→ Task instructions:
Every line below is to be copied exactly, with the pictures left out.

------------------------------------------------

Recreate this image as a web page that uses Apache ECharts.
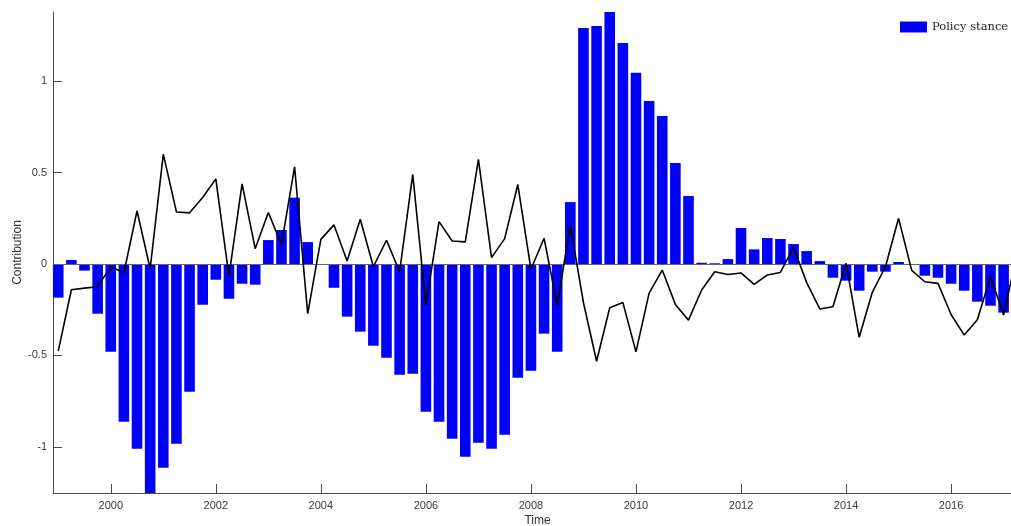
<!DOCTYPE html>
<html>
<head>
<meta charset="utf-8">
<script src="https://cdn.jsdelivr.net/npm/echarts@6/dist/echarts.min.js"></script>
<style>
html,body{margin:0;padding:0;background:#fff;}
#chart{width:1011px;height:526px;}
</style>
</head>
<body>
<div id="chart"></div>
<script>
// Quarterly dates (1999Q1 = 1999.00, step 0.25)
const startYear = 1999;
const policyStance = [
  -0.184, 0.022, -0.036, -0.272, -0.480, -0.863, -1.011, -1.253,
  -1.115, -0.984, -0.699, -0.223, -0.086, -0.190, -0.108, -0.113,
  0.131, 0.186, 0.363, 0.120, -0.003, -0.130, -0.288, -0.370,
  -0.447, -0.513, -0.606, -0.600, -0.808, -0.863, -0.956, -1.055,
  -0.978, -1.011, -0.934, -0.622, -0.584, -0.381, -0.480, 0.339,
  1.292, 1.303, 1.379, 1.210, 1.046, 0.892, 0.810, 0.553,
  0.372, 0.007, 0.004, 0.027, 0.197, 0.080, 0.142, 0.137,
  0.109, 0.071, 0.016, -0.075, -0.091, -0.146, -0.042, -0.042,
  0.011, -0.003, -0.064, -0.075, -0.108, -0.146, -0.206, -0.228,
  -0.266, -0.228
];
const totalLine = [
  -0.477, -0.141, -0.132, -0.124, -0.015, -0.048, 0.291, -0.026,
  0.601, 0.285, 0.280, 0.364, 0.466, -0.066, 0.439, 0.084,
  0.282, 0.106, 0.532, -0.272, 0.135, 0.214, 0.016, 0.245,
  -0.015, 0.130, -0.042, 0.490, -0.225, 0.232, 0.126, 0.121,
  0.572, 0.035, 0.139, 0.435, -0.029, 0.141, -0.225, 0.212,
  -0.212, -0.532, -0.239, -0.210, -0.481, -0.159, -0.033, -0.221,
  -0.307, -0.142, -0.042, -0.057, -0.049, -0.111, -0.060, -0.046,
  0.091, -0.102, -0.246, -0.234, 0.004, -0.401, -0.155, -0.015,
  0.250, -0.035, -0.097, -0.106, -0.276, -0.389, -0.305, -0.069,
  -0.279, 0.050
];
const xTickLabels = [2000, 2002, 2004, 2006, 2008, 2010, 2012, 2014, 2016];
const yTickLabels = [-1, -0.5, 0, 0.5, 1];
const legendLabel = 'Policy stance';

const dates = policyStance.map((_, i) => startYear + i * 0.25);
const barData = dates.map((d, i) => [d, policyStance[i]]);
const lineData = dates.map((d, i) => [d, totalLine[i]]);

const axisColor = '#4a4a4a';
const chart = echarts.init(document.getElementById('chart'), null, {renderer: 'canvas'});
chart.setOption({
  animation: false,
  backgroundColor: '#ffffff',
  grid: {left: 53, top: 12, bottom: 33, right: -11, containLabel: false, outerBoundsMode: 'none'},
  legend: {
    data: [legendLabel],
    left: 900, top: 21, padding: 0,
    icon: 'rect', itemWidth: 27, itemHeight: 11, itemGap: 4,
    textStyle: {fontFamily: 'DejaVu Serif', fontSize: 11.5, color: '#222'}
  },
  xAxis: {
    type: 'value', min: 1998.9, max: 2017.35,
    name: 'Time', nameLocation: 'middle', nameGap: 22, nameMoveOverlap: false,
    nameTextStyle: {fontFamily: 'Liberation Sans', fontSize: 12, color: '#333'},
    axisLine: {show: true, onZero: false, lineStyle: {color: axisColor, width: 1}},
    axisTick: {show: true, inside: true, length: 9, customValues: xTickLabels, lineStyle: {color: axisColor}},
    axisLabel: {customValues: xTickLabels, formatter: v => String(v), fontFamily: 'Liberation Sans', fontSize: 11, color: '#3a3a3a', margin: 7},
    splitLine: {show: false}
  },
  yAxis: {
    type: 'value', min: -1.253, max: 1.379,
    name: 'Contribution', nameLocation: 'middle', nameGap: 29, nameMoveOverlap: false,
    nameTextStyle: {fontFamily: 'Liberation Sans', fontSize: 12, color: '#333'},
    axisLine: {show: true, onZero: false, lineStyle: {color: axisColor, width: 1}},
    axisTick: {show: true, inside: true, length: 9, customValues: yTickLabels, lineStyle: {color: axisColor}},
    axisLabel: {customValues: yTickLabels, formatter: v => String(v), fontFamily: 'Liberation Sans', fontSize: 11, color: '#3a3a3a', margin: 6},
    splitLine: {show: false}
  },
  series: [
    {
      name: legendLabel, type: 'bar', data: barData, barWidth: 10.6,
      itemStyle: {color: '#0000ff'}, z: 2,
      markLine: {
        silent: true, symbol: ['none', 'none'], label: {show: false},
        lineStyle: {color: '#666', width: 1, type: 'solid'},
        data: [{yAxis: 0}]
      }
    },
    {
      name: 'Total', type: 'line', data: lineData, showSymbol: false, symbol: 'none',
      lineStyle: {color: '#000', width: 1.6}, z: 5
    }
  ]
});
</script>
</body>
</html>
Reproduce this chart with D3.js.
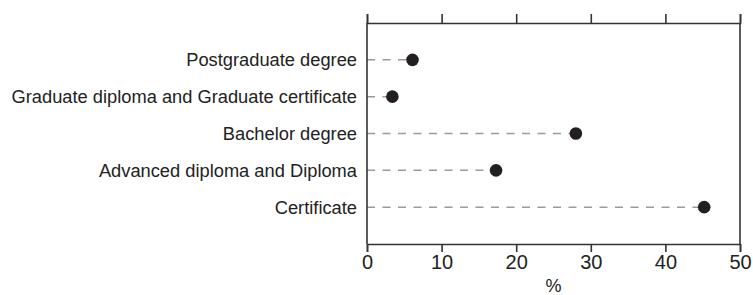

------------------------------------------------

→ Output for this exercise:
Recreate this image as a web page that uses Apache ECharts.
<!DOCTYPE html>
<html>
<head>
<meta charset="utf-8">
<script src="https://cdn.jsdelivr.net/npm/echarts@6/dist/echarts.min.js"></script>
<style>
html,body{margin:0;padding:0;background:#fff;}
#chart{width:1011px;height:526px;}
</style>
</head>
<body>
<div id="chart"></div>
<script>
// Quarterly dates (1999Q1 = 1999.00, step 0.25)
const startYear = 1999;
const policyStance = [
  -0.184, 0.022, -0.036, -0.272, -0.480, -0.863, -1.011, -1.253,
  -1.115, -0.984, -0.699, -0.223, -0.086, -0.190, -0.108, -0.113,
  0.131, 0.186, 0.363, 0.120, -0.003, -0.130, -0.288, -0.370,
  -0.447, -0.513, -0.606, -0.600, -0.808, -0.863, -0.956, -1.055,
  -0.978, -1.011, -0.934, -0.622, -0.584, -0.381, -0.480, 0.339,
  1.292, 1.303, 1.379, 1.210, 1.046, 0.892, 0.810, 0.553,
  0.372, 0.007, 0.004, 0.027, 0.197, 0.080, 0.142, 0.137,
  0.109, 0.071, 0.016, -0.075, -0.091, -0.146, -0.042, -0.042,
  0.011, -0.003, -0.064, -0.075, -0.108, -0.146, -0.206, -0.228,
  -0.266, -0.228
];
const totalLine = [
  -0.477, -0.141, -0.132, -0.124, -0.015, -0.048, 0.291, -0.026,
  0.601, 0.285, 0.280, 0.364, 0.466, -0.066, 0.439, 0.084,
  0.282, 0.106, 0.532, -0.272, 0.135, 0.214, 0.016, 0.245,
  -0.015, 0.130, -0.042, 0.490, -0.225, 0.232, 0.126, 0.121,
  0.572, 0.035, 0.139, 0.435, -0.029, 0.141, -0.225, 0.212,
  -0.212, -0.532, -0.239, -0.210, -0.481, -0.159, -0.033, -0.221,
  -0.307, -0.142, -0.042, -0.057, -0.049, -0.111, -0.060, -0.046,
  0.091, -0.102, -0.246, -0.234, 0.004, -0.401, -0.155, -0.015,
  0.250, -0.035, -0.097, -0.106, -0.276, -0.389, -0.305, -0.069,
  -0.279, 0.050
];
const xTickLabels = [2000, 2002, 2004, 2006, 2008, 2010, 2012, 2014, 2016];
const yTickLabels = [-1, -0.5, 0, 0.5, 1];
const legendLabel = 'Policy stance';

const dates = policyStance.map((_, i) => startYear + i * 0.25);
const barData = dates.map((d, i) => [d, policyStance[i]]);
const lineData = dates.map((d, i) => [d, totalLine[i]]);

const axisColor = '#4a4a4a';
const chart = echarts.init(document.getElementById('chart'), null, {renderer: 'canvas'});
chart.setOption({
  animation: false,
  backgroundColor: '#ffffff',
  grid: {left: 53, top: 12, bottom: 33, right: -11, containLabel: false, outerBoundsMode: 'none'},
  legend: {
    data: [legendLabel],
    left: 900, top: 21, padding: 0,
    icon: 'rect', itemWidth: 27, itemHeight: 11, itemGap: 4,
    textStyle: {fontFamily: 'DejaVu Serif', fontSize: 11.5, color: '#222'}
  },
  xAxis: {
    type: 'value', min: 1998.9, max: 2017.35,
    name: 'Time', nameLocation: 'middle', nameGap: 22, nameMoveOverlap: false,
    nameTextStyle: {fontFamily: 'Liberation Sans', fontSize: 12, color: '#333'},
    axisLine: {show: true, onZero: false, lineStyle: {color: axisColor, width: 1}},
    axisTick: {show: true, inside: true, length: 9, customValues: xTickLabels, lineStyle: {color: axisColor}},
    axisLabel: {customValues: xTickLabels, formatter: v => String(v), fontFamily: 'Liberation Sans', fontSize: 11, color: '#3a3a3a', margin: 7},
    splitLine: {show: false}
  },
  yAxis: {
    type: 'value', min: -1.253, max: 1.379,
    name: 'Contribution', nameLocation: 'middle', nameGap: 29, nameMoveOverlap: false,
    nameTextStyle: {fontFamily: 'Liberation Sans', fontSize: 12, color: '#333'},
    axisLine: {show: true, onZero: false, lineStyle: {color: axisColor, width: 1}},
    axisTick: {show: true, inside: true, length: 9, customValues: yTickLabels, lineStyle: {color: axisColor}},
    axisLabel: {customValues: yTickLabels, formatter: v => String(v), fontFamily: 'Liberation Sans', fontSize: 11, color: '#3a3a3a', margin: 6},
    splitLine: {show: false}
  },
  series: [
    {
      name: legendLabel, type: 'bar', data: barData, barWidth: 10.6,
      itemStyle: {color: '#0000ff'}, z: 2,
      markLine: {
        silent: true, symbol: ['none', 'none'], label: {show: false},
        lineStyle: {color: '#666', width: 1, type: 'solid'},
        data: [{yAxis: 0}]
      }
    },
    {
      name: 'Total', type: 'line', data: lineData, showSymbol: false, symbol: 'none',
      lineStyle: {color: '#000', width: 1.6}, z: 5
    }
  ]
});
</script>
</body>
</html>
Reproduce this chart with D3.js.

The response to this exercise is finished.